■ ITEMS:

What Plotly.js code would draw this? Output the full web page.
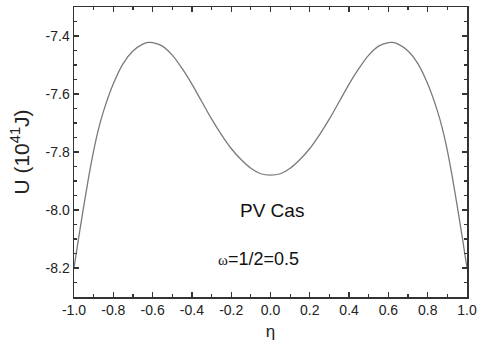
<!DOCTYPE html>
<html>
<head>
<meta charset="utf-8">
<script src="https://cdn.plot.ly/plotly-3.0.1.min.js"></script>
<style>html,body{margin:0;padding:0;background:#fff;}#chart{width:480px;height:347px;}</style>
</head>
<body>
<div id="chart"></div>
<script>
const eta = [-1.00,-0.975,-0.95,-0.925,-0.90,-0.875,-0.85,-0.80,-0.75,-0.70,-0.65,-0.62,-0.60,-0.55,-0.50,-0.45,-0.40,-0.35,-0.30,-0.25,-0.20,-0.15,-0.10,-0.05,0.00,
             0.05,0.10,0.15,0.20,0.25,0.30,0.35,0.40,0.45,0.50,0.55,0.60,0.62,0.65,0.70,0.75,0.80,0.85,0.875,0.90,0.925,0.95,0.975,1.00];
const U = [-8.20,-8.09,-7.985,-7.885,-7.795,-7.72,-7.66,-7.565,-7.495,-7.452,-7.428,-7.422,-7.423,-7.435,-7.466,-7.512,-7.566,-7.626,-7.686,-7.740,-7.788,-7.826,-7.856,-7.875,-7.880,
           -7.875,-7.856,-7.826,-7.788,-7.740,-7.686,-7.626,-7.566,-7.512,-7.466,-7.435,-7.423,-7.422,-7.428,-7.452,-7.495,-7.565,-7.66,-7.72,-7.795,-7.885,-7.985,-8.09,-8.20];
const xTickVals = [-1.0,-0.8,-0.6,-0.4,-0.2,0.0,0.2,0.4,0.6,0.8,1.0];
const xTickText = ['-1.0','-0.8','-0.6','-0.4','-0.2','0.0','0.2','0.4','0.6','0.8','1.0'];
const yTickVals = [-8.2,-8.0,-7.8,-7.6,-7.4];
const yTickText = ['-8.2','-8.0','-7.8','-7.6','-7.4'];
const label1 = 'PV Cas';
const label2 = '<span style="font-family:\'Liberation Serif\',serif;font-size:15px">ω</span>=1/2=0.5';
const fontFam = '"Liberation Sans", Arial, sans-serif';

const trace = {
  x: eta, y: U, type: 'scatter', mode: 'lines',
  line: {color: '#7a7a7a', width: 1.3, shape: 'spline', smoothing: 1},
  hoverinfo: 'skip'
};

const axCommon = {
  showgrid: false, zeroline: false, showline: true, linecolor: '#333', linewidth: 1.5,
  mirror: 'ticks', ticks: 'inside', ticklen: 5, tickwidth: 1.3, tickcolor: '#333',
  tickfont: {family: fontFam, size: 14, color: '#222'}, tickmode: 'array'
};

const layout = {
  width: 480, height: 347,
  margin: {l: 74, r: 13, t: 7, b: 50},
  paper_bgcolor: '#fff', plot_bgcolor: '#fff',
  showlegend: false,
  xaxis: Object.assign({}, axCommon, {
    range: [-1.0, 1.0], tickvals: xTickVals, ticktext: xTickText,
    minor: {tickmode: 'linear', tick0: -1.0, dtick: 0.1, ticks: 'inside', ticklen: 3, tickwidth: 1.2, tickcolor: '#333'},
    title: {text: 'η', font: {family: fontFam, size: 17, color: '#222'}, standoff: 8}
  }),
  yaxis: Object.assign({}, axCommon, {
    range: [-8.3, -7.3], tickvals: yTickVals, ticktext: yTickText,
    minor: {tickmode: 'linear', tick0: -8.3, dtick: 0.05, ticks: 'inside', ticklen: 3, tickwidth: 1.2, tickcolor: '#333'},
    title: {text: 'U (10<sup>41</sup>J)', font: {family: fontFam, size: 21, color: '#222'}, standoff: 10}
  }),
  annotations: [
    {x: 0.007, y: -8.003, xref: 'x', yref: 'y', text: label1, showarrow: false,
     font: {family: fontFam, size: 19, color: '#111'}},
    {x: -0.063, y: -8.169, xref: 'x', yref: 'y', text: label2, showarrow: false,
     font: {family: fontFam, size: 18, color: '#111'}}
  ]
};

Plotly.newPlot('chart', [trace], layout, {staticPlot: true, displayModeBar: false});
</script>
</body>
</html>
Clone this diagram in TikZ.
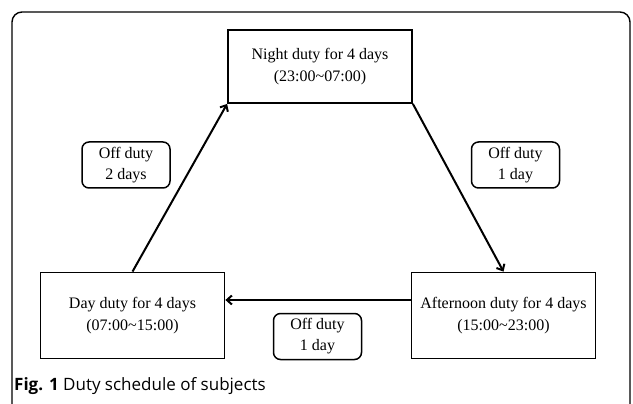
\documentclass[tikz,border=0pt]{standalone}
\usepackage{fontspec}
\setmainfont{Liberation Serif}
\newfontfamily\capfont{Open Sans}
\usetikzlibrary{arrows.meta}
\begin{document}
\begin{tikzpicture}[x=1pt,y=-1pt,
  duty/.style={draw, line width=1.8pt, minimum width=184pt, minimum height=86pt, align=center, font=\fontsize{16}{22}\selectfont, inner sep=0pt},
  off/.style={draw, rounded corners=7pt, line width=1.5pt, minimum width=88pt, minimum height=46pt, align=center, font=\fontsize{16}{21}\selectfont, inner sep=0pt},
  conn/.style={line width=2pt, -{Straight Barb[length=5pt,width=9pt,line width=2pt]}}]
\useasboundingbox (0,0) rectangle (633,404);
\draw[line width=1.4pt, rounded corners=10pt] (12,420) -- (12,12) -- (630,12) -- (630,420);
\node[duty, minimum height=73pt] (night) at (320,66.5) {Night duty for 4 days\\(23:00\textasciitilde07:00)};
\node[duty] (day) at (132.5,315.5) {Day duty for 4 days\\(07:00\textasciitilde15:00)};
\node[duty] (aft) at (503.5,315.5) {Afternoon duty for 4 days\\(15:00\textasciitilde23:00)};
\node[off] (o1) at (126,165) {Off duty\\2 days};
\node[off] (o2) at (515.5,165) {Off duty\\1 day};
\node[off] (o3) at (317.5,336.5) {Off duty\\1 day};
\draw[conn] (day.north) coordinate (dn) (dn) -- (night.south west);
\draw[conn] (night.south east) -- (aft.north);
\draw[conn] (aft.west |- 0,300) coordinate (aw) (aw) -- (day.east |- aw);
\node[anchor=base west, inner sep=0pt, font=\capfont\fontsize{17}{18}\selectfont] (cap) at (14,390) {\textbf{Fig. 1} Duty schedule of subjects};
\end{tikzpicture}
\end{document}
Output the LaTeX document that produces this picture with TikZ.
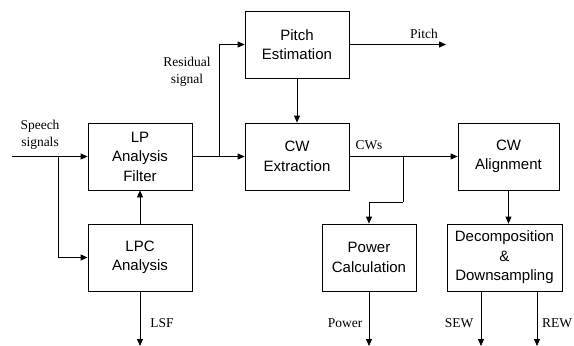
\documentclass[tikz,border=0pt]{standalone}
\usepackage{fontspec}
\setmainfont{Liberation Serif}
\newfontfamily\boxfont{Liberation Sans}
\usetikzlibrary{arrows.meta,positioning}

\tikzset{
  block/.style={draw, line width=0.8pt, minimum width=104pt, minimum height=67pt,
    align=center, inner sep=1pt, font=\boxfont\fontsize{15}{19.5}\selectfont},
  sig/.style={font=\fontsize{13.5}{17}\selectfont, align=center, inner sep=0pt},
  flow/.style={line width=0.8pt, -{Triangle[length=7pt,width=6pt]}},
  wire/.style={line width=0.8pt}
}

\begin{document}
\begin{tikzpicture}[x=1pt,y=-1pt]
  \useasboundingbox (0,0) rectangle (574,346);

  % Draw the blocks
  \node[block] (lpf) at (140,156.5) {LP\\Analysis\\Filter};
  \node[block] (lpc) at (140,257.5) {LPC\\Analysis};
  \node[block] (pitch) at (297,44.5) {Pitch\\Estimation};
  \node[block] (cwe) at (297,156.5) {CW\\Extraction};
  \node[block, minimum width=101pt] (cwa) at (508.5,156.5) {CW\\Alignment};
  \node[block, minimum width=94pt] (pwr) at (369,257.5) {Power\\Calculation};
  \node[block, minimum width=115pt] (dec) at (504.5,257.5) {Decomposition\\\&\\Downsampling};

  % Define the branch points and free ends
  \coordinate (in) at (12,156.5);
  \coordinate (sb) at (58,156.5);
  \coordinate (rb) at (219,156.5);
  \coordinate (pout) at (446,44.5);
  \coordinate (cb) at (403,156.5);
  \coordinate (ck) at (403,202);

  % Speech input and LPC loop
  \draw[flow] (in) -- (lpf.west);
  \draw[flow] (sb) |- (lpc.west);
  \draw[flow] (lpc) -- (lpf);

  % Residual signal
  \draw[flow] (lpf.east) -- (cwe.west);
  \draw[flow] (rb) |- (pitch.west);
  \draw[flow] (pitch.east) -- (pout);
  \draw[flow] (pitch) -- (cwe);

  % CWs
  \draw[flow] (cwe) -- (cwa);
  \draw[wire] (cb) -- (ck);
  \draw[flow] (ck) -| (pwr.north);
  \draw[flow] (cwa.south) -- (cwa.south |- dec.north);

  % Outputs at the bottom
  \foreach \src/\x/\name in {lpc/140/lsf, pwr/369/pow, dec/481/sew, dec/537/rew} {
    \coordinate (\name) at (\x,346);
    \draw[flow] (\src.south -| \name) -- (\name);
  }

  % Labels
  \node[sig] (lspeech) at (40,134.5) {Speech\\signals};
  \node[sig] (lres) at (187,71.5) {Residual\\signal};
  \node[sig] (lpitch) at (424,34) {Pitch};
  \node[sig] (lcws) at (369,145) {CWs};
  \node[sig] (llsf) at (162,323.5) {LSF};
  \node[sig] (lpow) at (345,323.5) {Power};
  \node[sig] (lsew) at (459,323.5) {SEW};
  \node[sig] (lrew) at (557,323.5) {REW};
\end{tikzpicture}
\end{document}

■ WHAT TO WORK ON: Only the lines from the one with "Output the LaTeX" through the one with "(0,0) rectangle (574,346);" belong in your copy; retype them exactly and drop any pictures.

■ ANSWER TO THE EXERCISE:
Output the LaTeX document that produces this picture with TikZ.
\documentclass[tikz,border=0pt]{standalone}
\usepackage{fontspec}
\setmainfont{Liberation Serif}
\newfontfamily\boxfont{Liberation Sans}
\usetikzlibrary{arrows.meta,positioning}

\tikzset{
  block/.style={draw, line width=0.8pt, minimum width=104pt, minimum height=67pt,
    align=center, inner sep=1pt, font=\boxfont\fontsize{15}{19.5}\selectfont},
  sig/.style={font=\fontsize{13.5}{17}\selectfont, align=center, inner sep=0pt},
  flow/.style={line width=0.8pt, -{Triangle[length=7pt,width=6pt]}},
  wire/.style={line width=0.8pt}
}

\begin{document}
\begin{tikzpicture}[x=1pt,y=-1pt]
  \useasboundingbox (0,0) rectangle (574,346);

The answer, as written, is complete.